Sí he vuelto a mojarme, pero entonces la lluvia me ha tomado por sorpresa caminando en la Amazonía. Las primeras veces junto a mi comadre Ana, que me llevó en sus viajes de biólogos. La comadre y sus amigos biólogos me enseñaron algunas lecciones prácticas como, por ejemplo, no agarrarse de un árbol para no caer, uno porque no sabes si el árbol caerá contigo o allí mismo estará un insecto que te dejará una picadura que no habrás querido tener, que luego me sirvieron cuando regresé a recorridos similares por mi trabajo en Sucumbíos. En la Amazonía, no solo era la lluvia que me mojaba era el sudor que por dentro también humedecía la ropa completamente. Esa lluvia intensa que rápidamente se convertía en sol intenso y nuevamente era el sudor.
También terminé empapada con la lluvia fría del invierno en los años que viví en Gran Bretaña, donde pasaban semanas y la lluvia no cesaba. Allí aprendí lo inútil que puede resultar tener un paraguas o que llevar un paraguas requiere también una experticia particular pues de un solo soplo el viento se burlaba y te dejaba desnuda con ese paraguas completamente destruido – eso terminaba siendo chistoso -.
Nuevamente respiro y me quedo prendida en una frase de mi hija una tarde de verano en Lima: “Mami, extraño la lluvia de Quito” - en Lima nunca llueve solo hay un rocío en la mañana por la gran humedad del ambiente -. La lluvia que mi hija extrañaba es distinta a la mía. La lluvia de Quito es abundante y fría, a 2850 metros de altura la fuerza de los Andes se siente. Muchas veces la lluvia llegaba con granizo, tan abundante que dejaba las calles con la apariencia de haber nevado. Esa lluvia a mí me provoca acurrucarme en la cama o en el sofá. La lluvia de mi hija no es la mía, pero la nostalgia de mi hija por la lluvia de Quito no era solo eso, sin embargo. En esa corta frase se escondía la añoranza de nuestra vida juntas en la Espejo y Almeida. Estoy segura de que ambas lo sentimos, que ambas abrazamos en esa frase el abrigo de ese espacio, nuestra casa.

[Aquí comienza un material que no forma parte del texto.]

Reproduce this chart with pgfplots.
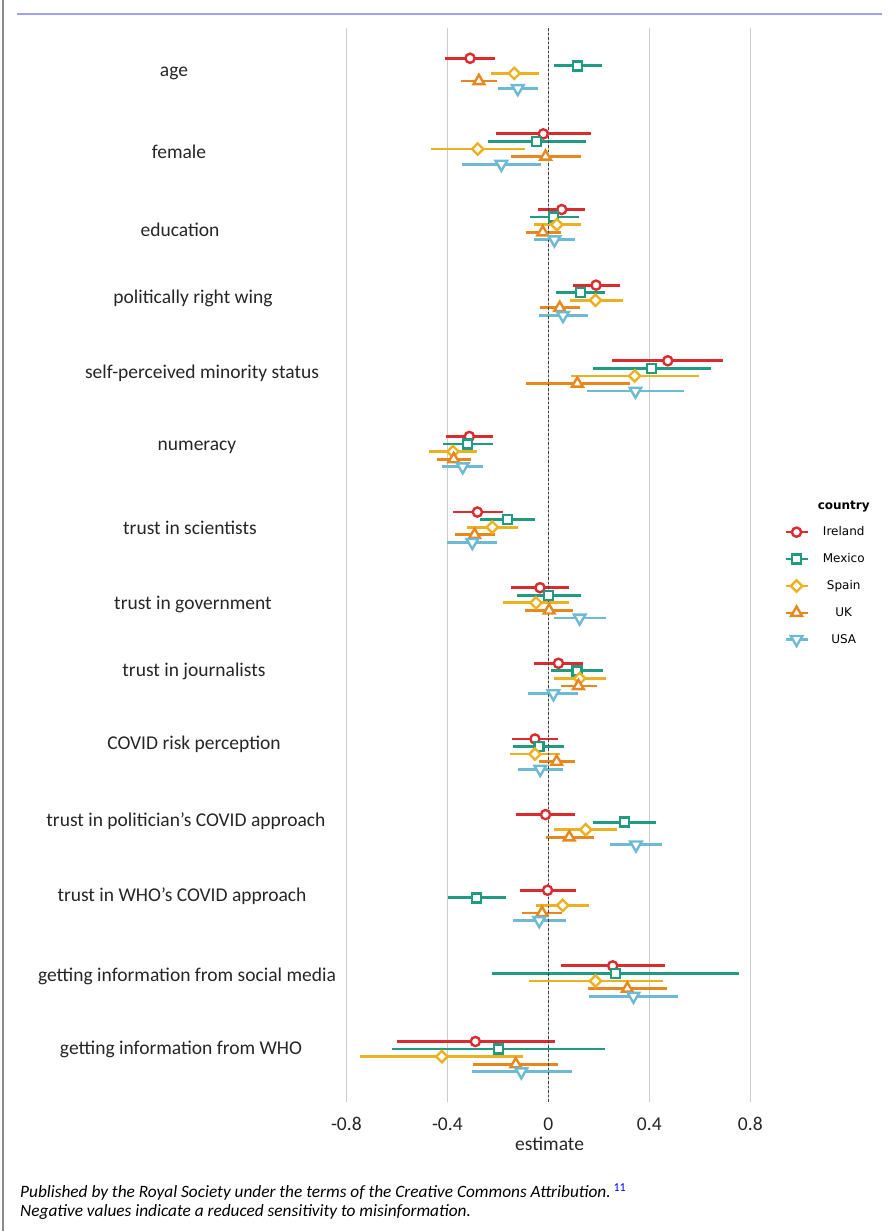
\documentclass[border=0pt]{standalone}
\usepackage{fontspec}
\setmainfont{Carlito}
\newfontfamily\legfont{DejaVu Sans}
\usepackage{pgfplots}
\usepackage{pgfplotstable}
\pgfplotsset{compat=1.18}
\definecolor{cIre}{HTML}{DC2A2E}
\definecolor{cMex}{HTML}{1E9C82}
\definecolor{cSpa}{HTML}{EDB120}
\definecolor{cUK}{HTML}{E8871E}
\definecolor{cUSA}{HTML}{6DBAD5}
\definecolor{topblue}{HTML}{A0A0F8}
\newcommand{\lab}[2]{\makebox[0pt]{\hspace*{#1}\hspace*{#1}#2}}

\pgfplotstableread{
y est lo hi
-0.2 -0.310 -0.409 -0.211
0.8 -0.020 -0.207 0.168
1.8 0.053 -0.040 0.147
2.8 0.189 0.099 0.283
3.8 0.473 0.251 0.693
4.8 -0.313 -0.404 -0.220
5.8 -0.281 -0.379 -0.181
6.8 -0.033 -0.147 0.082
7.8 0.040 -0.055 0.139
8.8 -0.053 -0.145 0.040
9.8 -0.011 -0.129 0.107
10.8 -0.003 -0.111 0.110
11.8 0.255 0.049 0.461
12.8 -0.289 -0.598 0.026
}\tIre
\pgfplotstableread{
y est lo hi
-0.1 0.116 0.022 0.214
0.9 -0.046 -0.240 0.148
1.9 0.021 -0.074 0.120
2.9 0.128 0.030 0.226
3.9 0.409 0.176 0.643
4.9 -0.321 -0.416 -0.220
5.9 -0.162 -0.271 -0.051
6.9 0.001 -0.125 0.129
7.9 0.114 0.012 0.218
8.9 -0.037 -0.139 0.063
9.9 0.301 0.178 0.426
10.9 -0.284 -0.399 -0.169
11.9 0.265 -0.223 0.755
12.9 -0.198 -0.620 0.223
}\tMex
\pgfplotstableread{
y est lo hi
0 -0.135 -0.228 -0.037
1 -0.280 -0.466 -0.092
2 0.034 -0.057 0.128
3 0.187 0.087 0.296
4 0.342 0.090 0.598
5 -0.378 -0.471 -0.283
6 -0.222 -0.323 -0.119
7 -0.049 -0.180 0.083
8 0.124 0.021 0.227
9 -0.053 -0.150 0.046
10 0.148 0.021 0.273
11 0.057 -0.049 0.162
12 0.187 -0.078 0.453
13 -0.422 -0.747 -0.099
}\tSpa
\pgfplotstableread{
y est lo hi
0.1 -0.275 -0.346 -0.203
1.1 -0.011 -0.149 0.128
2.1 -0.022 -0.088 0.049
3.1 0.045 -0.032 0.125
4.1 0.115 -0.090 0.325
5.1 -0.375 -0.442 -0.305
6.1 -0.292 -0.370 -0.213
7.1 0.003 -0.091 0.099
8.1 0.119 0.049 0.194
9.1 0.033 -0.037 0.106
10.1 0.083 -0.011 0.181
11.1 -0.025 -0.106 0.054
12.1 0.313 0.157 0.470
13.1 -0.129 -0.300 0.037
}\tUK
\pgfplotstableread{
y est lo hi
0.2 -0.121 -0.199 -0.041
1.2 -0.186 -0.342 -0.029
2.2 0.024 -0.055 0.106
3.2 0.058 -0.038 0.156
4.2 0.345 0.153 0.537
5.2 -0.339 -0.422 -0.257
6.2 -0.301 -0.400 -0.202
7.2 0.124 0.021 0.227
8.2 0.020 -0.079 0.116
9.2 -0.032 -0.121 0.057
10.2 0.347 0.244 0.449
11.2 -0.036 -0.140 0.069
12.2 0.337 0.160 0.515
13.2 -0.107 -0.302 0.094
}\tUSA

\pgfplotsset{
  myleg/.style={legend image code/.code={\draw[mark repeat=2, mark phase=2, ##1, sharp plot, line width=2.4pt] plot coordinates {(0pt,0pt)(11pt,0pt)(22pt,0pt)};}},
  cirow/.style={only marks, color=#1, line width=2.4pt, myleg,
    error bars/x dir=both, error bars/x explicit, error bars/error mark=none,
    error bars/error bar style={line width=2.8pt, color=#1}},
}

\begin{document}
\begin{tikzpicture}[x=1pt,y=1pt]
\path[use as bounding box] (0,0) rectangle (888,1231);
\draw[line width=2pt, color=black!45] (3,0) -- (3,1231);
\draw[line width=1.5pt, color=topblue] (17,1217) -- (882,1217);
\begin{axis}[
  at={(341.3pt,129pt)}, anchor=south west, scale only axis,
  width=416.6pt, height=1074pt,
  xmin=-0.82, xmax=0.83, ymin=-0.6, ymax=13.6, y dir=reverse,
  axis line style={draw=none}, major tick length=0pt, tick style={draw=none},
  xtick={-0.8,-0.4,0,0.4,0.8}, xticklabels={-0.8,-0.4,0,0.4,0.8},
  xmajorgrids, major grid style={line width=1.6pt, color=black!20},
  ytick={0,1.043,2.073,2.971,3.962,4.939,6.009,7.026,7.911,8.875,9.892,10.883,11.940,12.904},
  yticklabels={\lab{-16pt}{age},\lab{-11pt}{female},\lab{-10pt}{education},\lab{3pt}{politically right wing},\lab{12pt}{self-perceived minority status},\lab{7pt}{numeracy},\lab{0pt}{trust in scientists},\lab{3pt}{trust in government},\lab{4pt}{trust in journalists},\lab{4pt}{COVID risk perception},\lab{-4pt}{trust in politician’s COVID approach},\lab{-8pt}{trust in WHO’s COVID approach},\lab{-3pt}{getting information from social media},\lab{-9pt}{getting information from WHO}},
  ticklabel style={font=\fontsize{19.5}{20}\selectfont, text=black!85},
  xticklabel style={anchor=center, yshift=-22pt},
  yticklabel style={anchor=center, xshift=-151.3pt},
  xlabel={estimate},
  xlabel style={anchor=center, at={(axis description cs:0.5,0)}, yshift=-42pt, font=\fontsize{19.5}{20}\selectfont, text=black!85},
  clip=false,
  legend style={at={(1.063,0.562)}, anchor=north west, draw=none, fill=none,
    font=\legfont\fontsize{12}{14}\selectfont, row sep=12.3pt, column sep=7pt, cells={anchor=center}, inner sep=0pt},
]
\addlegendimage{empty legend}
\addlegendentry{\textbf{country}}
\addplot[cirow=cIre, mark=*, mark size=4.6pt, mark options={fill=white}]
  table[x=est, y=y, x error plus expr=\thisrow{hi}-\thisrow{est}, x error minus expr=\thisrow{est}-\thisrow{lo}] {\tIre};
\addlegendentry{Ireland}
\addplot[cirow=cMex, mark=square*, mark size=4.5pt, mark options={fill=white}]
  table[x=est, y=y, x error plus expr=\thisrow{hi}-\thisrow{est}, x error minus expr=\thisrow{est}-\thisrow{lo}] {\tMex};
\addlegendentry{Mexico}
\addplot[cirow=cSpa, mark=square*, mark size=4.0pt, mark options={fill=white, rotate=45}]
  table[x=est, y=y, x error plus expr=\thisrow{hi}-\thisrow{est}, x error minus expr=\thisrow{est}-\thisrow{lo}] {\tSpa};
\addlegendentry{Spain}
\addplot[cirow=cUK, mark=triangle*, mark size=6.2pt, mark options={fill=white}]
  table[x=est, y=y, x error plus expr=\thisrow{hi}-\thisrow{est}, x error minus expr=\thisrow{est}-\thisrow{lo}] {\tUK};
\addlegendentry{UK}
\addplot[cirow=cUSA, mark=triangle*, mark size=6.7pt, mark options={fill=white, rotate=180}]
  table[x=est, y=y, x error plus expr=\thisrow{hi}-\thisrow{est}, x error minus expr=\thisrow{est}-\thisrow{lo}] {\tUSA};
\addlegendentry{USA}
\addplot[forget plot, line width=0.9pt, color=black!75, dash pattern=on 2.5pt off 2pt] coordinates {(0,-0.6) (0,13.6)};
\end{axis}
\node[anchor=base west, inner sep=0pt, font=\itshape\fontsize{17.3}{17.3}\selectfont] at (20,33) {Published by the Royal Society under the terms of the Creative Commons Attribution.\,{\upshape\color{blue}\textsuperscript{11}}};
\node[anchor=base west, inner sep=0pt, font=\itshape\fontsize{17.3}{17.3}\selectfont] at (20,14) {Negative values indicate a reduced sensitivity to misinformation.};
\end{tikzpicture}
\end{document}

Hoy es una lluvia más que me envuelve en una soledad que no me asusta. La lluvia de hoy me regresa al presente. Vuelvo a respirar profundo, esta vez con los ojos abiertos. Me asombra como todo pueda cambiar tan rápido, en realidad no es el tiempo, pienso. Ahora soy solo yo, soy yo. Sonrío. Es tiempo de un café. Con calma, me lo preparo y me siento a tomarlo. Llegar a este ritmo, me tomó su tiempo. Ahora, en un nuevo mundo que me he creado, me sumerjo en mi día. La lluvia va cesando y las posibles nubes en mi interior también. Hoy en la rutina de confinamiento saldré a caminar el tiempo permitido. Tomaré una ducha y luego, me sentaré a leer tranquila.